Henry Ingott Woodruff (June 1, 1869 – October 6, 1916) was an American stage and silent film actor. He's remembered for starring in the original Broadway play Brown of Harvard in 1905.

==Early life==
He was born the son of Samuel V. Woodruff, a wealthy New York businessman, and first appeared on stage at nine in the 1879 juvenile company of H.M.S. Pinafore. He acted with Daniel E. Bandmann and Adelaide Neilson. He later attended Harvard University and after graduating returned to acting.

==Career==
In 1893, Woodruff was in the first U.S. presentation of Brandon Thomas's Charley's Aunt, playing the part of Charley Wykeham. Over time he showed his range in Shakespeare, musical comedy, drama and farces. He appeared on stage with Julia Marlowe, William Collier Sr. and Amelia Bingham. In 1901 he created the role Edward Warden in the original production of Clyde Fitch's The Climbers at the Bijou Theatre. In 1902 he was in the cast of Mary of Magdala with Mrs. Fiske and Rose Eytinge. In 1906 he scored a huge personal hit on Broadway in Brown of Harvard. Woodruff had attended Harvard and the play was filmed several times.

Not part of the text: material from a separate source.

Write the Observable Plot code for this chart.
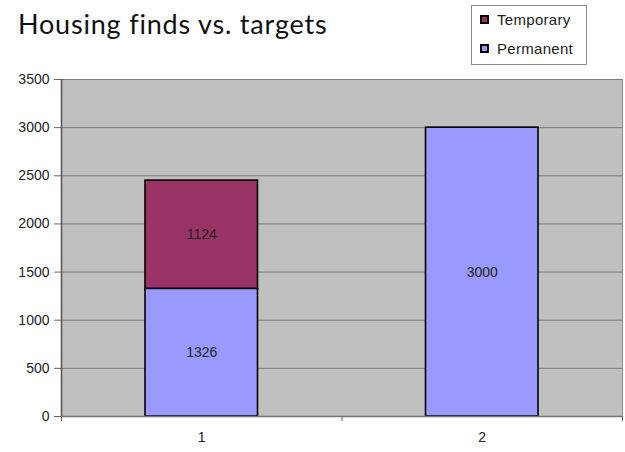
<!DOCTYPE html>
<html>
<head>
<meta charset="utf-8">
<script src="https://cdn.jsdelivr.net/npm/d3@7"></script>
<script src="https://cdn.jsdelivr.net/npm/@observablehq/plot@0.6"></script>
<style>
  html, body { margin: 0; padding: 0; background: #fff; }
  #wrap { position: relative; width: 625px; height: 452px; overflow: hidden; }
  #title { position: absolute; left: 18px; top: 7px; font-family: Lato, "Open Sans", sans-serif; font-size: 27px; letter-spacing: 0.8px; color: #111; white-space: nowrap; }
  #legend { position: absolute; left: 471px; top: 5px; width: 114px; height: 58px; border: 1px solid #8a8a8a; background: #fff; font-family: "Liberation Sans", Arial, sans-serif; font-size: 15px; letter-spacing: 0.3px; color: #222; }
  .item { position: absolute; left: 8px; display: flex; align-items: center; white-space: nowrap; }
  .sw { width: 5px; height: 5px; border: 2px solid #000; margin-right: 8px; }
</style>
</head>
<body>
<div id="wrap">
  <div id="chart"></div>
  <div id="title">Housing finds vs. targets</div>
  <div id="legend"></div>
</div>
<script>
// Data
const categories = ["1", "2"];
const seriesNames = ["Permanent", "Temporary"];   // stacking order, bottom to top
const permanentValues = [1326, 3000];
const temporaryValues = [1124, 0];
const yTicks = [0, 500, 1000, 1500, 2000, 2500, 3000, 3500];
const legendOrder = ["Temporary", "Permanent"];
const seriesColors = {Permanent: "#9999ff", Temporary: "#993366"};

// Build stacked rows
const valuesBySeries = {Permanent: permanentValues, Temporary: temporaryValues};
const rows = [];
categories.forEach((cat, i) => {
  let base = 0;
  for (const s of seriesNames) {
    const v = valuesBySeries[s][i];
    if (v > 0) {
      rows.push({i, cat, series: s, value: v, y1: base, y2: base + v});
      base += v;
    }
  }
});

const chart = Plot.plot({
  width: 625,
  height: 452,
  marginLeft: 61,
  marginRight: 3,
  marginTop: 79,
  marginBottom: 36,
  style: {fontFamily: "'Liberation Sans', Arial, sans-serif", background: "transparent", color: "#222"},
  x: {type: "linear", domain: [0, categories.length]},
  y: {domain: [0, 3500]},
  marks: [
    Plot.frame({fill: "#c0c0c0", stroke: "#8a8a8a"}),
    Plot.ruleY(yTicks, {stroke: "#7a7a7a", strokeWidth: 1}),
    Plot.rect(rows, {
      x1: d => d.i, x2: d => d.i + 1, y1: "y1", y2: "y2",
      insetLeft: 84, insetRight: 84,
      fill: d => seriesColors[d.series], stroke: "#000", strokeWidth: 1.6
    }),
    Plot.text(rows, {
      x: d => d.i + 0.5, y: d => (d.y1 + d.y2) / 2, text: d => String(d.value),
      fontSize: 14, fill: "#222"
    }),
    Plot.axisY({ticks: yTicks, tickSize: 7, tickPadding: 5, fontSize: 14, stroke: "#666", tickFormat: d => String(d)}),
    Plot.axisX({ticks: d3.range(categories.length + 1), tickSize: 5, tickFormat: () => "", stroke: "#666"}),
    Plot.axisX({ticks: categories.map((c, i) => i + 0.5), tickSize: 0, tickPadding: 16, fontSize: 14, tickFormat: d => categories[Math.floor(d)]}),
    Plot.ruleX([0], {stroke: "#555", strokeWidth: 1.5}),
    Plot.ruleY([0], {stroke: "#777", strokeWidth: 1.5})
  ]
});
document.getElementById("chart").appendChild(chart);

// Legend
const legend = document.getElementById("legend");
legendOrder.forEach((s, k) => {
  const item = document.createElement("div");
  item.className = "item";
  item.style.top = (5 + k * 29) + "px";
  const sw = document.createElement("div");
  sw.className = "sw";
  sw.style.background = seriesColors[s];
  const lab = document.createElement("span");
  lab.textContent = s;
  item.appendChild(sw);
  item.appendChild(lab);
  legend.appendChild(item);
});
</script>
</body>
</html>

In 1915, Woodruff appeared in two silent films, A Man and His Mate and The Beckoning Flame, the latter apparently survives in the Library of Congress.

==Membership of The Lambs==
Woodruff was elected to The Lambs Club in 1890 and later served terms as Boy (vice president).

==Death==
Woodruff died of Bright's Disease in New York.